§ Problem description: Retype nothing but the lines from the start of the material up to and including the line with "const predUpper = [7.44, 7.99, 8.65];". Pictures don't belong in the copy.

§ Stored data:

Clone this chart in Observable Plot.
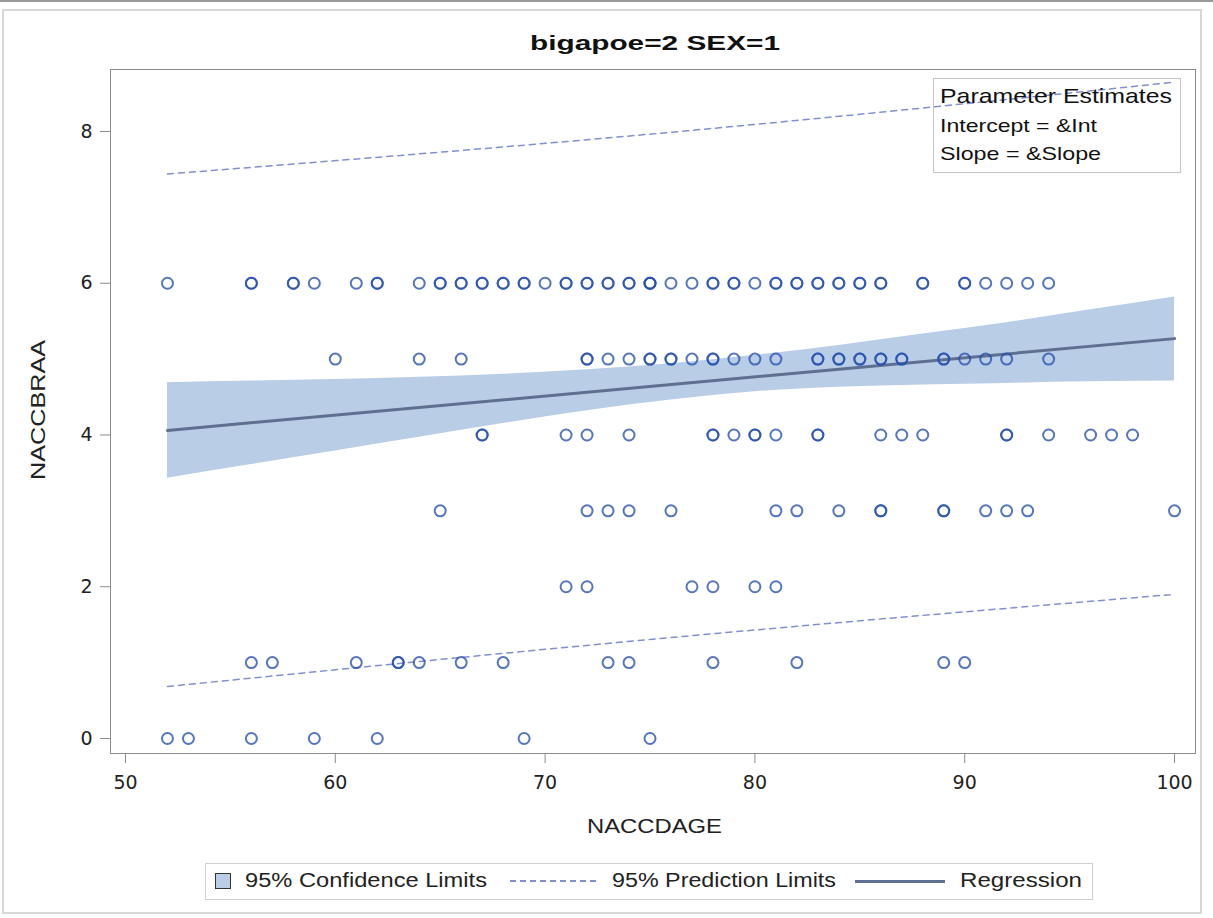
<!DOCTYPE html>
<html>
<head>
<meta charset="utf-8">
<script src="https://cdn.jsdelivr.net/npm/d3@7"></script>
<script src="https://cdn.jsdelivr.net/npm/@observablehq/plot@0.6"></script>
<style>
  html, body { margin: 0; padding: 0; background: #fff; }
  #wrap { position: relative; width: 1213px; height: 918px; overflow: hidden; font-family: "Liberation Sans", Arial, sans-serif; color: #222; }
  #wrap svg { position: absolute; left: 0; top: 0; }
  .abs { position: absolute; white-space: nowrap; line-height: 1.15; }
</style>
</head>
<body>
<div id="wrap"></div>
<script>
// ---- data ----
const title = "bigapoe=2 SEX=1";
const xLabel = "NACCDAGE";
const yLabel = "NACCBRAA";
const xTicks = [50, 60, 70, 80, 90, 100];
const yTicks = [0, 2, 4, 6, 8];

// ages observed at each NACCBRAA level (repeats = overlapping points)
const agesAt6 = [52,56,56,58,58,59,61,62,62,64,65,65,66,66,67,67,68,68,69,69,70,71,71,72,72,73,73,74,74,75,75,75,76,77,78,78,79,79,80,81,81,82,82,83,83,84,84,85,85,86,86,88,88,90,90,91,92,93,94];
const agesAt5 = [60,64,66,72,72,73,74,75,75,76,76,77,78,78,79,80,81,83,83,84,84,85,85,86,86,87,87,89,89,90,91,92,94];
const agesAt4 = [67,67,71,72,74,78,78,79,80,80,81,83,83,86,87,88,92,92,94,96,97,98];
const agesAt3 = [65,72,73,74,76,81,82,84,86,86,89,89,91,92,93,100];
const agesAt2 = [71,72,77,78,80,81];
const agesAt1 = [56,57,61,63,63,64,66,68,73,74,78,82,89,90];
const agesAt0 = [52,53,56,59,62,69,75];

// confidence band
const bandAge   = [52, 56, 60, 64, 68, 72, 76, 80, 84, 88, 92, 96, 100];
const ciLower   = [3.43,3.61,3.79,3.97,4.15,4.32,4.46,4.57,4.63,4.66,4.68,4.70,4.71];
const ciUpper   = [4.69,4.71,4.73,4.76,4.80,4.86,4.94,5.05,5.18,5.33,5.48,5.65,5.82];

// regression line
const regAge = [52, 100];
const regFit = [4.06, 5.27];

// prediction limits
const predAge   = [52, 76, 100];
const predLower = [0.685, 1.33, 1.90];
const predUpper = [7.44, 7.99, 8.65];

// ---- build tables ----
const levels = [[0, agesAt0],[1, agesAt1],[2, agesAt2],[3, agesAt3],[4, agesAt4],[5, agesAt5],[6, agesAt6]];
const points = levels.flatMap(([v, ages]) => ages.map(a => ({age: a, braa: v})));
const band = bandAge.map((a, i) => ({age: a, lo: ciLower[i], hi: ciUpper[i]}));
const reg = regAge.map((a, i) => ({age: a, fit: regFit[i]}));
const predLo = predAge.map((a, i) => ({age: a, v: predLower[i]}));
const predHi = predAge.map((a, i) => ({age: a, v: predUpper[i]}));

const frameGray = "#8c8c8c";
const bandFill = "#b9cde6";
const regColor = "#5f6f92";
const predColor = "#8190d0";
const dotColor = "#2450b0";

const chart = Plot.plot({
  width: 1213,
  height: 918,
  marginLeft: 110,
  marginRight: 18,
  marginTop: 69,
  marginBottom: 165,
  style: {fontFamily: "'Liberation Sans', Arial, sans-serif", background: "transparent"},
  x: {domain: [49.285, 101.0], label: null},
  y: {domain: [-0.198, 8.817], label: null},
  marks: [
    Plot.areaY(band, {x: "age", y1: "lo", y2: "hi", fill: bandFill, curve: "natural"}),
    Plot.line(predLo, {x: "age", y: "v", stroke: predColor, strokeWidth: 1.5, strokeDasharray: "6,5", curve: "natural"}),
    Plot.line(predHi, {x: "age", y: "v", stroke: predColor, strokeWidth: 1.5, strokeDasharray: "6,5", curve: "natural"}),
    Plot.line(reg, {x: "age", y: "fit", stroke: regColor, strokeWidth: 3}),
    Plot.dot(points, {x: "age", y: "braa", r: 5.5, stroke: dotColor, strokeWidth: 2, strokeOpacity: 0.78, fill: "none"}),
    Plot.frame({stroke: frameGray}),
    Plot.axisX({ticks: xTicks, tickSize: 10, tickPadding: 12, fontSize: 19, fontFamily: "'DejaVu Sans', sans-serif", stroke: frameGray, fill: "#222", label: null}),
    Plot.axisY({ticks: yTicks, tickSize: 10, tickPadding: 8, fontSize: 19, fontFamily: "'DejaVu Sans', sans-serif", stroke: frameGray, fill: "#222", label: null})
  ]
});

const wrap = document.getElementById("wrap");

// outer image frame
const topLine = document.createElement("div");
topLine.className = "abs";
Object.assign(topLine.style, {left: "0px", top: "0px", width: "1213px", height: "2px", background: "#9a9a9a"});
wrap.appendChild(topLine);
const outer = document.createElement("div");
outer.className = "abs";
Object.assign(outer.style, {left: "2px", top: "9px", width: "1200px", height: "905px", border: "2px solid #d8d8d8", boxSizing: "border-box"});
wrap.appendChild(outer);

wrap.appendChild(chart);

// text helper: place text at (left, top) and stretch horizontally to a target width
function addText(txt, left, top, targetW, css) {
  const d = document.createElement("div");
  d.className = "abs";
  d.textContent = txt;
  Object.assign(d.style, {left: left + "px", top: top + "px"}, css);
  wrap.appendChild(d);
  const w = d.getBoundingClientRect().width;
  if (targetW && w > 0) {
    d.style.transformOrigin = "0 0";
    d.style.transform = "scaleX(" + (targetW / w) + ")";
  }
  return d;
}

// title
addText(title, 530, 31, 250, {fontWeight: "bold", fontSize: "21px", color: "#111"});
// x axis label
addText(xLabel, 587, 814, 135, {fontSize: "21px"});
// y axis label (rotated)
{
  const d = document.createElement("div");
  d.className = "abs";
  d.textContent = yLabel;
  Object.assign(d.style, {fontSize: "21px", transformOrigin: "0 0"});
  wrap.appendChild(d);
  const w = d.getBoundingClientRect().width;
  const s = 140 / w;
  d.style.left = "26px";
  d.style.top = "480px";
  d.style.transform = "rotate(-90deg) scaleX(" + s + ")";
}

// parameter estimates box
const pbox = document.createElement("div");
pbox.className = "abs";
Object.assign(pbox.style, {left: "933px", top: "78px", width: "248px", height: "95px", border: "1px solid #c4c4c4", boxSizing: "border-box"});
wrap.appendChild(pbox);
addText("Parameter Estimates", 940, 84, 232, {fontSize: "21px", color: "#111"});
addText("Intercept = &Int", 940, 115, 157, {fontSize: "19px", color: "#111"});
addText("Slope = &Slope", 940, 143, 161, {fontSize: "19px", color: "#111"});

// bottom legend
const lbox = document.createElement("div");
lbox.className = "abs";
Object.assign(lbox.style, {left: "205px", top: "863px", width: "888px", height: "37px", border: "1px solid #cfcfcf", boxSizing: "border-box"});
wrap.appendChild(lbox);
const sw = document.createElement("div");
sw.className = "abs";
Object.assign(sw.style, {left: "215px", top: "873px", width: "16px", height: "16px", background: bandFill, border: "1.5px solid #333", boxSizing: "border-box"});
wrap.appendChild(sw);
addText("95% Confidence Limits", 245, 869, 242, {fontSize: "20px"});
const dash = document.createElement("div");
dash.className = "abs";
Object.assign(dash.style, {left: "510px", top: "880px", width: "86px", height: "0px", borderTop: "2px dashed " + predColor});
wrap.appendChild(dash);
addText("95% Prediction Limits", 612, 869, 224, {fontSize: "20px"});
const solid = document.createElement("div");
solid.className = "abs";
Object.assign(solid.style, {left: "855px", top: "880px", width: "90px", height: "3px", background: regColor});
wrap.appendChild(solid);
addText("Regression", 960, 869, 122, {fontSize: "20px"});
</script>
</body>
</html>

§ Solution:
Clone this chart in Observable Plot.
<!DOCTYPE html>
<html>
<head>
<meta charset="utf-8">
<script src="https://cdn.jsdelivr.net/npm/d3@7"></script>
<script src="https://cdn.jsdelivr.net/npm/@observablehq/plot@0.6"></script>
<style>
  html, body { margin: 0; padding: 0; background: #fff; }
  #wrap { position: relative; width: 1213px; height: 918px; overflow: hidden; font-family: "Liberation Sans", Arial, sans-serif; color: #222; }
  #wrap svg { position: absolute; left: 0; top: 0; }
  .abs { position: absolute; white-space: nowrap; line-height: 1.15; }
</style>
</head>
<body>
<div id="wrap"></div>
<script>
// ---- data ----
const title = "bigapoe=2 SEX=1";
const xLabel = "NACCDAGE";
const yLabel = "NACCBRAA";
const xTicks = [50, 60, 70, 80, 90, 100];
const yTicks = [0, 2, 4, 6, 8];

// ages observed at each NACCBRAA level (repeats = overlapping points)
const agesAt6 = [52,56,56,58,58,59,61,62,62,64,65,65,66,66,67,67,68,68,69,69,70,71,71,72,72,73,73,74,74,75,75,75,76,77,78,78,79,79,80,81,81,82,82,83,83,84,84,85,85,86,86,88,88,90,90,91,92,93,94];
const agesAt5 = [60,64,66,72,72,73,74,75,75,76,76,77,78,78,79,80,81,83,83,84,84,85,85,86,86,87,87,89,89,90,91,92,94];
const agesAt4 = [67,67,71,72,74,78,78,79,80,80,81,83,83,86,87,88,92,92,94,96,97,98];
const agesAt3 = [65,72,73,74,76,81,82,84,86,86,89,89,91,92,93,100];
const agesAt2 = [71,72,77,78,80,81];
const agesAt1 = [56,57,61,63,63,64,66,68,73,74,78,82,89,90];
const agesAt0 = [52,53,56,59,62,69,75];

// confidence band
const bandAge   = [52, 56, 60, 64, 68, 72, 76, 80, 84, 88, 92, 96, 100];
const ciLower   = [3.43,3.61,3.79,3.97,4.15,4.32,4.46,4.57,4.63,4.66,4.68,4.70,4.71];
const ciUpper   = [4.69,4.71,4.73,4.76,4.80,4.86,4.94,5.05,5.18,5.33,5.48,5.65,5.82];

// regression line
const regAge = [52, 100];
const regFit = [4.06, 5.27];

// prediction limits
const predAge   = [52, 76, 100];
const predLower = [0.685, 1.33, 1.90];
const predUpper = [7.44, 7.99, 8.65];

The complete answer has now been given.